URAvatar: Universal Relightable Gaussian Codec Avatars

(junxuan-li.github.io)

91 points | by mentalgear 14 hours ago ago

12 comments

  • dwallin 10 hours ago

    Given the complete lack of any actual details about performance I would hazard a guess that this approach is likely barely realtime, requiring top hardware, and/or delivering an unimpressive fps. I would love to get more details though.

    • ladberg 4 hours ago

      Gaussian splats can pretty much be rendered in any off the shelf 3D engine with reasonable performance, and the focus of the paper is generating the splats so there's no real reason for them to mention runtime details

      • dwallin 4 hours ago

        Relightable Gaussian Codec Avatars are very, very far from your off-the-shelf splatting tech. It's fair to say that this paper is more about a way of generating more efficiently, but in the original paper from the codec avatars team (https://arxiv.org/pdf/2312.03704) they required a A100 to run at just above 60fps at 1024x1024.

        Nothing here seems to have moved that needle.

  • jy14898 8 hours ago

    Interesting that under the "URAvatar from Phone Scan" section, the first example shows a lady with blush/flush, which only appears in the center video when viewed straight on - the other angles remove this

  • michaelt 10 hours ago

    Those demo videos look great! Does anyone know how this compares to the state of the art in generating realistic, relightable models of things more broadly? For example, for video game assets?

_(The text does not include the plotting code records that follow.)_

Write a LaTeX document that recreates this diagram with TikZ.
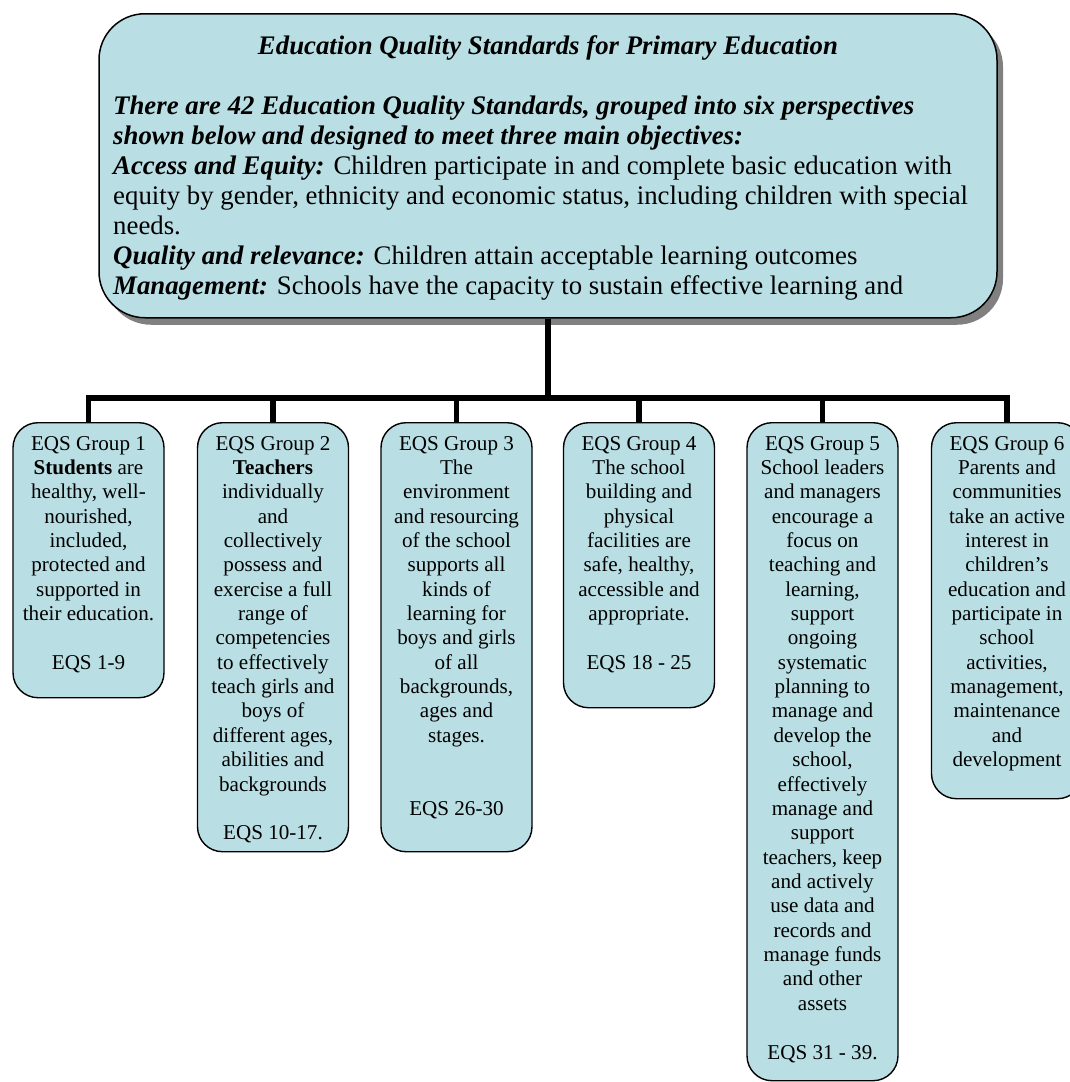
\documentclass[tikz,border=0pt]{standalone}
\usepackage{fontspec}
\setmainfont{Liberation Serif}
\usetikzlibrary{shadows}
\definecolor{boxfill}{RGB}{185,223,228}
\begin{document}
\begin{tikzpicture}[x=1pt,y=-1pt,
  topbox/.style={draw=black, line width=1.5pt, fill=boxfill, rounded corners=46pt, inner sep=0pt,
    drop shadow={shadow xshift=6pt, shadow yshift=-7pt, fill=black!50, opacity=1}},
  gbox/.style={draw=black, line width=1.4pt, fill=boxfill, rounded corners=25pt, inner sep=0pt,
    minimum width=151pt, anchor=north},
  gtext/.style={inner sep=0pt, anchor=base, font=\fontsize{21.1}{24.36}\selectfont},
  toptext/.style={inner sep=0pt, font=\fontsize{26.8}{30}\selectfont},
  conn/.style={line width=5.5pt, draw=black, line join=miter}]
\useasboundingbox (0,0) rectangle (1070,1082);
\fill[white] (0,0) rectangle (1070,1082);

% top box
\node[topbox, minimum width=898pt, minimum height=304pt, anchor=north] (top) at (548,13) {};
\node[toptext, anchor=base, font=\fontsize{26.8}{30}\selectfont\bfseries\itshape] (title) at (548,54)
  {Education Quality Standards for Primary Education};
\node[toptext, anchor=base west] (body) at (113,114) {\parbox[t]{950pt}{\raggedright
  \textbf{\textit{There are 42 Education Quality Standards, grouped into six perspectives}}\\
  \textbf{\textit{shown below and designed to meet three main objectives:}}\\
  \textbf{\textit{Access and Equity:}} Children participate in and complete basic education with\\
  equity by gender, ethnicity and economic status, including children with special\\
  needs.\\
  \textbf{\textit{Quality and relevance:}} Children attain acceptable learning outcomes\\
  \textbf{\textit{Management:}} Schools have the capacity to sustain effective learning and}};

% group boxes
\node[gbox, minimum height=275pt] (g1) at (88.5,422) {};
\node[gbox, minimum height=429pt] (g2) at (273,422) {};
\node[gbox, minimum height=429pt] (g3) at (456.5,422) {};
\node[gbox, minimum height=285pt] (g4) at (639,422) {};
\node[gbox, minimum height=658pt] (g5) at (822.5,422) {};
\node[gbox, minimum height=376pt] (g6) at (1007,422) {};

% group texts
\node[gtext] (gt1) at (88.5,450) {\parbox[t]{150pt}{\centering
  EQS Group 1\\ \textbf{Students} are\\ healthy, well-\\ nourished,\\ included,\\ protected and\\
  supported in\\ their education.\\[\baselineskip] EQS 1-9}};
\node[gtext] (gt2) at (273,450) {\parbox[t]{150pt}{\centering
  EQS Group 2\\ \textbf{Teachers}\\ individually\\ and\\ collectively\\ possess and\\ exercise a full\\
  range of\\ competencies\\ to effectively\\ teach girls and\\ boys of\\ different ages,\\
  abilities and\\ backgrounds\\[\baselineskip] EQS 10-17.}};
\node[gtext] (gt3) at (456.5,450) {\parbox[t]{150pt}{\centering
  EQS Group 3\\ The\\ environment\\ and resourcing\\ of the school\\ supports all\\ kinds of\\
  learning for\\ boys and girls\\ of all\\ backgrounds,\\ ages and\\ stages.\\[2\baselineskip] EQS 26-30}};
\node[gtext] (gt4) at (639,450) {\parbox[t]{150pt}{\centering
  EQS Group 4\\ The school\\ building and\\ physical\\ facilities are\\ safe, healthy,\\
  accessible and\\ appropriate.\\[\baselineskip] EQS 18 - 25}};
\node[gtext] (gt5) at (822.5,450) {\parbox[t]{150pt}{\centering
  EQS Group 5\\ School leaders\\ and managers\\ encourage a\\ focus on\\ teaching and\\ learning,\\
  support\\ ongoing\\ systematic\\ planning to\\ manage and\\ develop the\\ school,\\ effectively\\
  manage and\\ support\\ teachers, keep\\ and actively\\ use data and\\ records and\\ manage funds\\
  and other\\ assets\\[\baselineskip] EQS 31 - 39.}};
\node[gtext] (gt6) at (1007,450) {\parbox[t]{150pt}{\centering
  EQS Group 6\\ Parents and\\ communities\\ take an active\\ interest in\\ children’s\\ education and\\
  participate in\\ school\\ activities,\\ management,\\ maintenance\\ and\\ development}};

% connectors
\coordinate (bus) at (548,398);
\draw[conn] (top.south) -- (top.south |- bus);
\draw[conn] (g1.north) -- (g1.north |- bus) -- (g6.north |- bus) -- (g6.north);
\foreach \g in {g2,g3,g4,g5} \draw[conn] (\g.north) -- (\g.north |- bus);
\end{tikzpicture}
\end{document}
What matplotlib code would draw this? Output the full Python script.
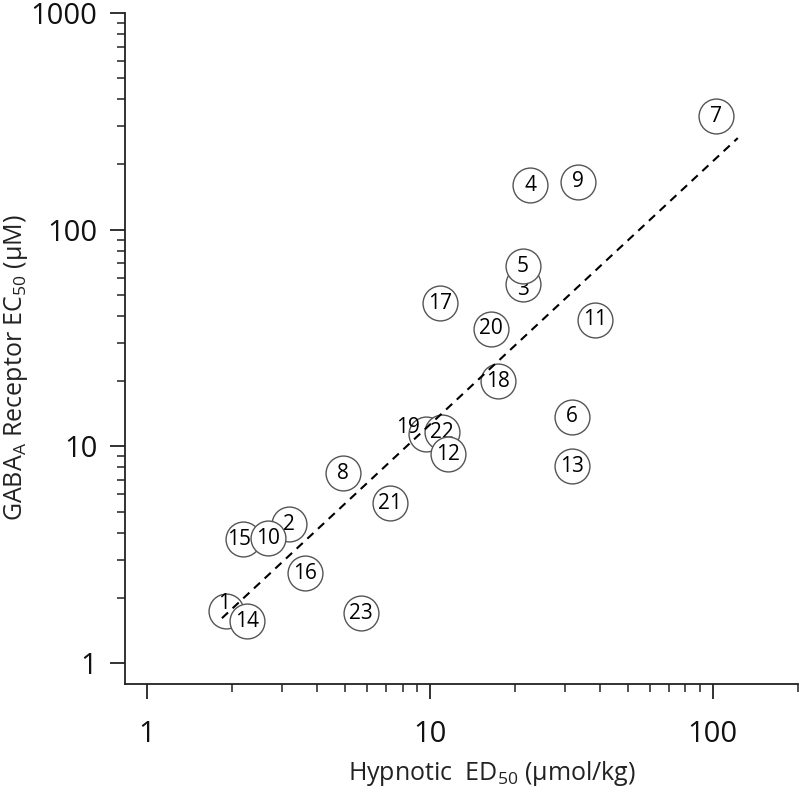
import matplotlib.pyplot as plt
from matplotlib.ticker import NullFormatter, FixedLocator, FixedFormatter

plt.rcParams['font.family'] = ['Open Sans', 'DejaVu Sans']

# compounds in drawing order (later ones sit on top)
compounds = ['1', '14', '15', '2', '10', '16', '23', '8', '21', '19', '22', '12',
             '17', '20', '18', '3', '5', '4', '9', '11', '6', '13', '7']
hypnotic_ed50 = [1.90, 2.26, 2.18, 3.17, 2.68, 3.62, 5.70, 4.93, 7.22, 9.68, 11.0, 11.6,
                 10.85, 16.4, 17.4, 21.3, 21.3, 22.6, 33.3, 38.3, 31.7, 31.7, 102.5]
gaba_ec50 = [1.74, 1.56, 3.73, 4.38, 3.77, 2.60, 1.70, 7.53, 5.47, 11.4, 11.6, 9.21,
             45.8, 34.8, 20.0, 56.1, 67.9, 160, 166, 38.3, 13.7, 8.11, 334]

# regression line end points
fit_x = [1.84, 122.5]
fit_y = [1.61, 264.7]

x_ticks = [1, 10, 100]
y_ticks = [1, 10, 100, 1000]

fig = plt.figure(figsize=(8, 7.93), dpi=100)
ax = fig.add_axes([125 / 800, 1 - 684 / 793, 673 / 800, 671 / 793])

ax.set_xscale('log')
ax.set_yscale('log')
ax.set_xlim(0.836, 200)
ax.set_ylim(0.8, 1000)

# label nudges in points, where the number is pushed off its circle
label_shift = {'19': (-13, 5), '1': (-1, 5), '3': (0, -4), '15': (-3, 0)}

for i, (name, x, y) in enumerate(zip(compounds, hypnotic_ed50, gaba_ec50)):
    z = 3 + i * 2
    ax.scatter([x], [y], s=630, facecolor='white', edgecolor='#555555',
               linewidth=1.0, zorder=z)
    dx, dy = label_shift.get(name, (0, 0))
    ax.annotate(name, (x, y), xytext=(dx, dy), textcoords='offset points',
                ha='center', va='center', fontsize=15, color='black',
                zorder=z + 1)

ax.plot(fit_x, fit_y, color='black', linestyle=(0, (4, 3)), linewidth=1.5, zorder=100)

for s in ['top', 'right']:
    ax.spines[s].set_visible(False)
for s in ['left', 'bottom']:
    ax.spines[s].set_linewidth(1.3)
    ax.spines[s].set_color('#222222')

x_minor = [m * d for d in (1, 10, 100) for m in range(2, 10) if m * d <= 200]
y_minor = [m * d for d in (1, 10, 100) for m in range(2, 10)]

ax.xaxis.set_major_locator(FixedLocator(x_ticks))
ax.xaxis.set_major_formatter(FixedFormatter([str(v) for v in x_ticks]))
ax.yaxis.set_major_locator(FixedLocator(y_ticks))
ax.yaxis.set_major_formatter(FixedFormatter([str(v) for v in y_ticks]))
ax.xaxis.set_minor_locator(FixedLocator(x_minor))
ax.yaxis.set_minor_locator(FixedLocator(y_minor))
ax.xaxis.set_minor_formatter(NullFormatter())
ax.yaxis.set_minor_formatter(NullFormatter())

ax.tick_params(which='major', length=11, width=1.3, color='#222222',
               labelsize=21, labelcolor='#111111')
ax.tick_params(axis='x', which='major', pad=15)
ax.tick_params(axis='y', which='major', pad=9)
ax.tick_params(which='minor', length=6, width=1.1, color='#222222')

ax.set_xlabel(r'Hypnotic  ED$_\mathregular{50}$ ($\mathregular{\mu}$mol/kg)', fontsize=18,
              color='#222222')
ax.set_ylabel(r'GABA$_\mathregular{A}$ Receptor EC$_\mathregular{50}$ ($\mathregular{\mu}$M)',
              fontsize=18, color='#222222')
ax.xaxis.set_label_coords(0.545, -0.112)
ax.yaxis.set_label_coords(-0.141, 0.471)

fig.savefig('out.png', dpi=100)
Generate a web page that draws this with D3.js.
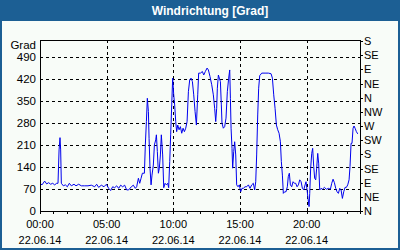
<!DOCTYPE html>
<html lang="de">
<head>
<meta charset="UTF-8">
<title>Windrichtung</title>
<script src="https://d3js.org/d3.v7.min.js"></script>
<style>
  body { margin: 0; background: #fff; }
  svg text { font-family: "Liberation Sans", Arial, sans-serif; fill: #000; }
  .grid line { stroke: #000; stroke-dasharray: 3,3; shape-rendering: crispEdges; }
  .grid .domain { display: none; }
  .axis .domain, .axis line { stroke: #000; shape-rendering: crispEdges; }
</style>
</head>
<body>
<script>
// Stunden (22.06.14) und Windrichtung in Grad
const hours = [0, 0.15, 0.35, 0.5, 0.65, 0.8, 0.95, 1.1, 1.25, 1.35, 1.43, 1.5, 1.55, 1.6, 1.75, 1.9,
  2.05, 2.2, 2.35, 2.55, 2.7, 2.9, 3.1, 3.35, 3.6, 3.85, 4.1, 4.25, 4.4, 4.6, 4.8, 4.98, 5.15, 5.3,
  5.45, 5.6, 5.75, 5.9, 6.05, 6.2, 6.35, 6.5, 6.65, 6.85, 7.0, 7.15, 7.25, 7.38, 7.48, 7.58, 7.68,
  7.83, 7.9, 7.98, 8.05, 8.13, 8.18, 8.25, 8.33, 8.4, 8.5, 8.58, 8.68, 8.73, 8.8, 8.88, 8.95, 9.03,
  9.1, 9.2, 9.28, 9.38, 9.48, 9.58, 9.65, 9.73, 9.8, 9.88, 9.95, 10.03, 10.1, 10.18, 10.25, 10.33,
  10.43, 10.53, 10.63, 10.73, 10.83, 10.93, 11.03, 11.13, 11.23, 11.33, 11.43, 11.53, 11.63, 11.73,
  11.83, 11.9, 12.03, 12.18, 12.28, 12.4, 12.53, 12.63, 12.75, 12.88, 13.0, 13.1, 13.18, 13.25,
  13.3, 13.38, 13.45, 13.53, 13.6, 13.65, 13.75, 13.85, 13.95, 14.05, 14.15, 14.23, 14.28, 14.33,
  14.4, 14.45, 14.53, 14.6, 14.68, 14.75, 14.85, 14.95, 15.05, 15.15, 15.25, 15.38, 15.5, 15.63,
  15.75, 15.88, 16.0, 16.1, 16.18, 16.25, 16.33, 16.4, 16.48, 16.63, 16.88, 17.13, 17.33, 17.43,
  17.53, 17.63, 17.73, 17.83, 17.93, 18.03, 18.1, 18.18, 18.25, 18.35, 18.45, 18.55, 18.62, 18.7,
  18.78, 18.88, 18.98, 19.08, 19.18, 19.28, 19.38, 19.48, 19.58, 19.68, 19.78, 19.88, 19.95, 20.03,
  20.1, 20.18, 20.23, 20.3, 20.38, 20.45, 20.53, 20.6, 20.68, 20.75, 20.83, 20.9, 20.98, 21.08,
  21.18, 21.33, 21.48, 21.63, 21.78, 21.88, 21.98, 22.08, 22.18, 22.28, 22.38, 22.48, 22.58, 22.68,
  22.78, 22.88, 22.98, 23.08, 23.18, 23.25, 23.33, 23.4, 23.48, 23.55, 23.63, 23.73, 23.83];
const grad = [88, 83, 95, 86, 90, 85, 88, 83, 88, 88, 194, 233, 194, 88, 80, 83,
  77, 88, 80, 85, 80, 85, 80, 80, 80, 82, 77, 85, 75, 82, 77, 85, 72, 65,
  77, 74, 80, 72, 82, 77, 82, 67, 67, 77, 82, 72, 77, 104, 88, 104, 120,
  120, 210, 284, 358, 316, 231, 136, 83, 114, 146, 210, 226, 242, 189, 120, 136, 178,
  242, 178, 74, 88, 83, 88, 74, 157, 242, 337, 422, 369, 337, 284, 252, 273,
  258, 268, 247, 263, 252, 263, 284, 379, 417, 422, 411, 369, 316, 273,
  369, 438, 438, 443, 432, 443, 454, 448, 427, 401, 369, 326, 284, 326,
  390, 432, 422, 411, 337, 279, 263, 268, 295, 379, 422, 448, 358, 263,
  199, 136, 189, 220, 178, 83, 77, 83, 61, 72, 72, 77, 77, 83,
  72, 83, 88, 67, 93, 178, 305, 390, 430, 438, 438, 438, 436, 422,
  369, 326, 273, 258, 247, 220, 157, 114, 56, 61, 61, 77, 109, 120,
  83, 77, 93, 88, 88, 77, 83, 99, 93, 72, 67, 83, 93, 67,
  40, 14, 56, 136, 183, 199, 141, 104, 99, 136, 183, 152, 67, 72,
  69, 75, 69, 72, 69, 88, 101, 90, 72, 61, 56, 72, 67, 40,
  61, 75, 75, 83, 99, 141, 215, 215, 263, 270, 263, 252, 245];

const leftTicks = [0, 70, 140, 210, 280, 350, 420, 490];
const rightTicks = [0, 45, 90, 135, 180, 225, 270, 315, 360, 405, 450, 495, 540];
const rightLabels = ["N", "NE", "E", "SE", "S", "SW", "W", "NW", "N", "NE", "E", "SE", "S"];
const timeTicks = [0, 5, 10, 15, 20];
const timeLabels = ["00:00", "05:00", "10:00", "15:00", "20:00"];
const dateLabel = "22.06.14";

const W = 400, H = 250;
const svg = d3.select("body").append("svg").attr("width", W).attr("height", H);

// Rahmen und Titelleiste
svg.append("rect").attr("width", W).attr("height", H).attr("fill", "#1c5f94");
svg.append("rect").attr("x", 2).attr("y", 21).attr("width", W - 4).attr("height", H - 23).attr("fill", "#f8fcf8");
svg.append("text").attr("x", 210).attr("y", 15).attr("text-anchor", "middle")
  .style("fill", "#fff").attr("font-weight", "bold").attr("font-size", "12px")
  .text("Windrichtung [Grad]");

const x = d3.scaleLinear().domain([0, 24]).range([40, 360]);
const y = d3.scaleLinear().domain([0, 540]).range([211, 41]);

// Gitter
svg.append("g").attr("class", "grid").attr("transform", "translate(40,0)")
  .call(d3.axisLeft(y).tickValues(leftTicks.slice(1)).tickSize(-320).tickFormat(""));
svg.append("g").attr("class", "grid").attr("transform", "translate(0,211)")
  .call(d3.axisBottom(x).tickValues(timeTicks.slice(1)).tickSize(-170).tickFormat(""));

// Linie
svg.append("path")
  .datum(hours.map((h, i) => [h, grad[i]]))
  .attr("fill", "none").attr("stroke", "#0000ee").attr("stroke-width", 1)
  .attr("d", d3.line().x(d => x(d[0])).y(d => y(d[1])));

// Rahmen des Diagramms
svg.append("rect").attr("x", 40.5).attr("y", 40.5).attr("width", 320).attr("height", 170.5)
  .attr("fill", "none").attr("stroke", "#000").attr("shape-rendering", "crispEdges");

// linke Achse
const la = svg.append("g").attr("class", "axis").attr("transform", "translate(40,0)")
  .call(d3.axisLeft(y).tickValues(leftTicks).tickSize(0).tickPadding(4));
la.select(".domain").remove();
la.selectAll("text").attr("font-size", "11.5px");
svg.append("text").attr("x", 36).attr("y", 49).attr("text-anchor", "end")
  .attr("font-size", "11.5px").text("Grad");

// rechte Achse
const ra = svg.append("g").attr("class", "axis").attr("transform", "translate(360,0)")
  .call(d3.axisRight(y).tickValues(rightTicks).tickSize(3).tickPadding(1)
    .tickFormat((d, i) => rightLabels[i]));
ra.select(".domain").remove();
ra.selectAll("text").attr("font-size", "11px");

// untere Achse
const ba = svg.append("g").attr("class", "axis").attr("transform", "translate(0,211)")
  .call(d3.axisBottom(x).tickValues(d3.range(0, 25)).tickSize(3).tickFormat(""));
ba.select(".domain").remove();
const bl = svg.append("g").selectAll("text").data(timeTicks).join("text")
  .attr("text-anchor", "middle").attr("font-size", "11px")
  .attr("x", d => x(d));
bl.append("tspan").attr("x", d => x(d)).attr("y", 228).text((d, i) => timeLabels[i]);
bl.append("tspan").attr("x", d => x(d)).attr("y", 244).text(dateLabel);
</script>
</body>
</html>
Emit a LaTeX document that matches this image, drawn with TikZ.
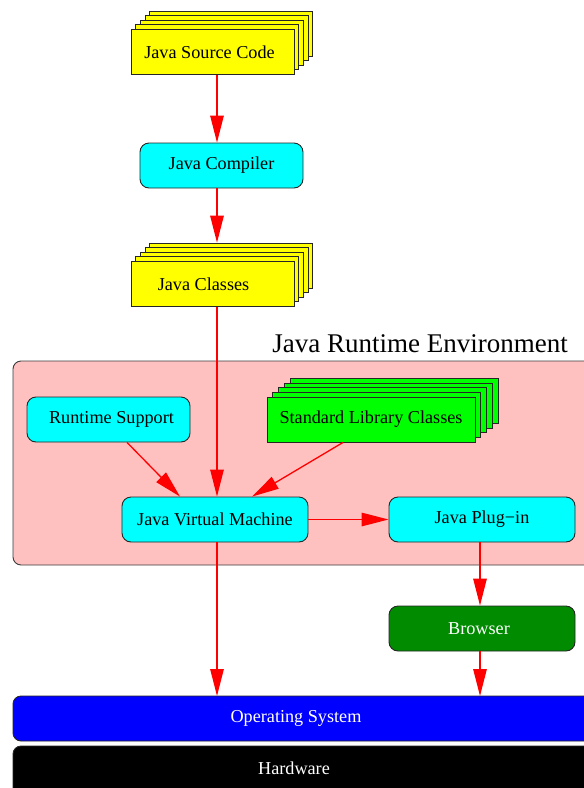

    I'm aware of traditional techniques like photogrammetry - which is neat, but the lighting always looks a bit off to me.

    • zitterbewegung 7 hours ago

      I don’t do video game programming but what I have heard about engines is that lighting is controlled by the game engine and it’s one step in the pipeline to render the game. Ray tracing is one technique where the light source and the location of the 3d model has simulated light rays in relation of the light source and model.

      They are probably rendering with a simple lighting model since this is a system where lighting in a game is handled by another algorithm

  • mentalgear 11 hours ago

    With the computational efficiency of Gaussian splatters, this could be ground-breaking for photorealistic avatars, possible driven by LLMs and generative audio.

  • chpatrick 11 hours ago

    Wow that looks pretty much solved! Is there code?

    • mentalgear 11 hours ago

      Unfortunately not yet. Also code alone without the training data and weights might still requires considerable effort. I also wonder how diverse their training data is, i.e. how well the solution will generalize.

      • vessenes 7 hours ago

        I'll note that they had pretty good diversity in the test subjects shown - weight, gender, some racial diversity. I thought it was above average compared to many AI papers that aren't specifically focused on diversity as a training goal or metric. I'm curious to try this. Something tells me this is more likely to get bought and turned into a product or an offering than to be open sourced, though.

  • petesergeant 8 hours ago

    This is great work, although I note that the longer you look at them, and the more examples you look at in the page, the wow factor drops off a bit. The first example is exceptional, but when you get down to the video of "More from Phone Scan" and look at any individual avatar, you find yourself deep in the uncanny valley very quickly

    • brk 6 hours ago

      I noticed that too. It also doesn't seem to always know how to map (or remove) certain things, like the hair bun on the input image, to the generated avatars once you get outside of the facial region.